There are many forums which are held as issues arise or are brought to the fore:

The UW has held community forums on:

  • Recent changes to Title IX 
  • Whether to declare the UW a sanctuary campus
  • Campus policing
  • Campus investment in fossil fuels
  • Affirmative action
  • The role of animals in medical research
  • GMOs

…and many, many more topics. 

 

For Students/Community 

Center for Philosophy for Children

The University of Washington Center for Philosophy for Children was created with the aim of empowering young people to think for themselves through introducing them to philosophy. The Center became affiliated with the University of Washington’s Department of Philosophy in 1997. The Center works in K-12 schools throughout Seattle, and offers trainings to parents and K-12 teachers in the area as well. 

The Center uses children’s books, literature and a range of activities to inspire exploration of life’s essential questions, such as: Who am I? Is justice possible? What is a good life? What is beauty? Is life fair? Acquiring confidence in their own perspectives and skills at developing and expressing their ideas can make a real difference in children’s lives. When children are introduced to philosophy, they learn to trust their own ideas and questions, which empowers them to take control of their own learning.

UW graduate and undergraduate students can learn the research behind the approach, and how to facilitate it, through university courses. They are then able to facilitate and coordinate programs like Philosophers in the Schools and the Washington State High School Ethics Bowl. The Center also offers a graduate fellowship program for graduate students in the UW Philosophy Department and College of Education. 

For All UW & Community (public)

UW Honors Program – Global Challenges//Interdisciplinary Answers annual event

This UW Honors events series convenes speakers from (seemingly) unconnected disciplines in robust conversations that model ways of knowing and forms of respectful debate. Students hear hard conversations where differences are not only respected, but valued and absorbed into evolving perspectives.

 

Bodemer Lecture (annual)

Open to the community, the Bodemer Lecture honors Charles Bodemer’s groundbreaking labors in the development of medical history and ethics at the University of Washington. This annual lecture covers topics in the areas of medical ethics and medical history. 

 

UW Graduate School Lecture Series (annual)

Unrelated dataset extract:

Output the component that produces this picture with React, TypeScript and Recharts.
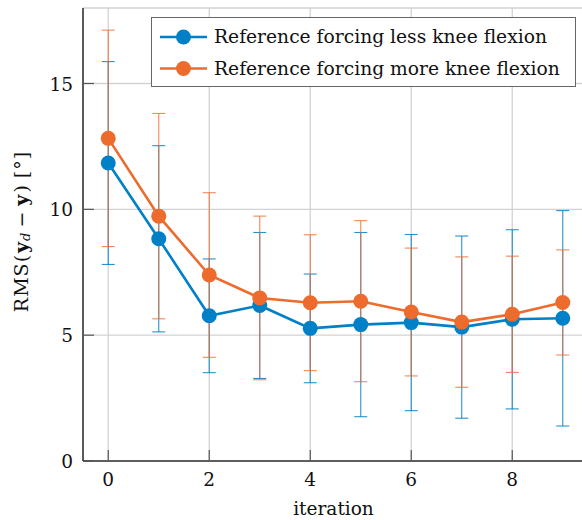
import React from 'react';
import {
  LineChart,
  Line,
  XAxis,
  YAxis,
  CartesianGrid,
  ErrorBar,
  Legend,
  Label,
} from 'recharts';

const iterations = [0, 1, 2, 3, 4, 5, 6, 7, 8, 9];
const lessMean = [11.84, 8.83, 5.77, 6.18, 5.27, 5.42, 5.5, 5.32, 5.63, 5.67];
const lessStd = [4.03, 3.7, 2.26, 2.9, 2.16, 3.66, 3.5, 3.62, 3.56, 4.28];
const moreMean = [12.82, 9.73, 7.39, 6.48, 6.29, 6.35, 5.92, 5.52, 5.83, 6.3];
const moreStd = [4.3, 4.08, 3.27, 3.25, 2.7, 3.2, 2.54, 2.59, 2.31, 2.09];
const xTicks = [0, 2, 4, 6, 8];
const yTicks = [0, 5, 10, 15];
const seriesNames = ['Reference forcing less knee flexion', 'Reference forcing more knee flexion'];

const BLUE = '#0080C6';
const ORANGE = '#EC6B2D';
const FONT = 'DejaVu Serif';
const FS = 18.5;

const data = iterations.map((it, i) => ({
  iteration: it,
  less: lessMean[i],
  lessErr: lessStd[i],
  more: moreMean[i],
  moreErr: moreStd[i],
}));

const XTick = (props: any) => {
  const { x, y, payload } = props;
  return (
    <g>
      <line x1={x} y1={y} x2={x} y2={y - 11} stroke="#555" strokeWidth={1.2} />
      <text x={x} y={y + 25} textAnchor="middle" style={{ fontFamily: FONT, fontSize: FS }} fill="#111">
        {payload.value}
      </text>
    </g>
  );
};

const YTick = (props: any) => {
  const { x, y, payload } = props;
  return (
    <g>
      <line x1={x} y1={y} x2={x + 11} y2={y} stroke="#555" strokeWidth={1.2} />
      <text x={x - 10} y={y + 7} textAnchor="end" style={{ fontFamily: FONT, fontSize: FS }} fill="#111">
        {payload.value}
      </text>
    </g>
  );
};

const YLabel = (props: any) => {
  const { viewBox } = props;
  const cx = viewBox.x + 21;
  const cy = viewBox.y + viewBox.height / 2 - 3;
  return (
    <text
      x={cx}
      y={cy}
      transform={`rotate(-90, ${cx}, ${cy})`}
      textAnchor="middle"
      dominantBaseline="central"
      style={{ fontFamily: FONT, fontSize: 19, letterSpacing: 1 }}
      fill="#111"
    >
      <tspan>RMS(</tspan>
      <tspan fontWeight="bold" dx={1}>y</tspan>
      <tspan fontStyle="italic" fontSize={13} dy={4}>d</tspan>
      <tspan dy={-4} dx={4}>−</tspan>
      <tspan fontWeight="bold" dx={5}>y</tspan>
      <tspan dx={1}>)</tspan>
      <tspan dx={6}>[°]</tspan>
    </text>
  );
};

const XLabel = (props: any) => {
  const { viewBox } = props;
  const cx = viewBox.x + viewBox.width / 2 - 2;
  return (
    <text x={cx} y={viewBox.y + 54} textAnchor="middle" style={{ fontFamily: FONT, fontSize: FS }} fill="#111">
      iteration
    </text>
  );
};

const LegendBox = () => {
  const colors = [BLUE, ORANGE];
  return (
    <div
      style={{
        width: 425,
        height: 70,
        boxSizing: 'border-box',
        border: '1.3px solid #666',
        background: '#fff',
      }}
    >
      <svg width={423} height={68} style={{ display: 'block' }}>
        {seriesNames.map((name, i) => {
          const cy = 19 + i * 31.5;
          return (
            <g key={name}>
              <line x1={8} y1={cy} x2={55} y2={cy} stroke={colors[i]} strokeWidth={2.6} />
              <circle cx={31.5} cy={cy} r={7.5} fill={colors[i]} />
              <text x={62} y={cy + 6} style={{ fontFamily: FONT, fontSize: 18.7 }} fill="#111">
                {name}
              </text>
            </g>
          );
        })}
      </svg>
    </div>
  );
};

export default function App() {
  return (
    <div style={{ position: 'absolute', left: 0, top: 0, width: 582, height: 520, overflow: 'hidden', background: '#fff' }}>
      <LineChart
        width={600}
        height={520}
        data={data}
        margin={{ top: 8, right: 12, left: 0, bottom: 0 }}
      >
        <CartesianGrid stroke="#d2d2d2" strokeWidth={1.3} />
        <XAxis
          dataKey="iteration"
          type="number"
          domain={[-0.5, 9.5]}
          ticks={xTicks}
          height={59}
          tickSize={0}
          tickMargin={0}
          tickLine={false}
          axisLine={{ stroke: '#333', strokeWidth: 1.3 }}
          tick={<XTick />}
          interval={0}
        >
          <Label content={<XLabel />} />
        </XAxis>
        <YAxis
          type="number"
          domain={[0, 18]}
          ticks={yTicks}
          width={83}
          tickSize={0}
          tickMargin={0}
          tickLine={false}
          axisLine={{ stroke: '#111', strokeWidth: 1.3 }}
          tick={<YTick />}
          interval={0}
        >
          <Label content={<YLabel />} />
        </YAxis>
        <Legend
          layout="vertical"
          align="center"
          verticalAlign="middle"
          content={<LegendBox />}
          wrapperStyle={{ left: 151, top: 17, width: 425, height: 70 }}
        />
        <Line
          dataKey="less"
          stroke={BLUE}
          strokeWidth={2.6}
          dot={{ r: 7.5, fill: BLUE, stroke: 'none' }}
          isAnimationActive={false}
        >
          <ErrorBar dataKey="lessErr" direction="y" width={6.5} stroke={BLUE} strokeWidth={1.1} strokeOpacity={0.85} />
        </Line>
        <Line
          dataKey="more"
          stroke={ORANGE}
          strokeWidth={2.6}
          dot={{ r: 7.5, fill: ORANGE, stroke: 'none' }}
          isAnimationActive={false}
        >
          <ErrorBar dataKey="moreErr" direction="y" width={6.5} stroke={ORANGE} strokeWidth={1.1} strokeOpacity={0.8} />
        </Line>
      </LineChart>
    </div>
  );
}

Tri-Campus Forums on Free Speech 

How can we promote equity and diversity in ways consistent with protecting free speech? The UW community explored these and other questions about speech through events and forums on all three campuses.

 

College of the Environment Environmental Justice Conference (annual)

 

Harborview Ethics Forums (monthly)

 

The Veritas Forum (RSO) (annual)

The Veritas Forum is committed to courageous conversations. We place the historic Christian faith in dialogue with other beliefs and invite participants from all backgrounds to pursue Truth together. The Forum aims to encourage dialogue among UW students and the surrounding community, placing Christianity in useful and practical dialogues with multiple worldviews on campus. 

 

One of Many (RSO) (annual)

One of Many will host a large event where students, faith leaders, and community members will engage in an interfaith dialogue by sharing stories about the ways religion influences our values, norms, and policies. Rather than tokenizing a single identity, this conversation seeks to create a space that recognizes the complex ways religion contributes to diverse identities in order to create a more inclusive campus community.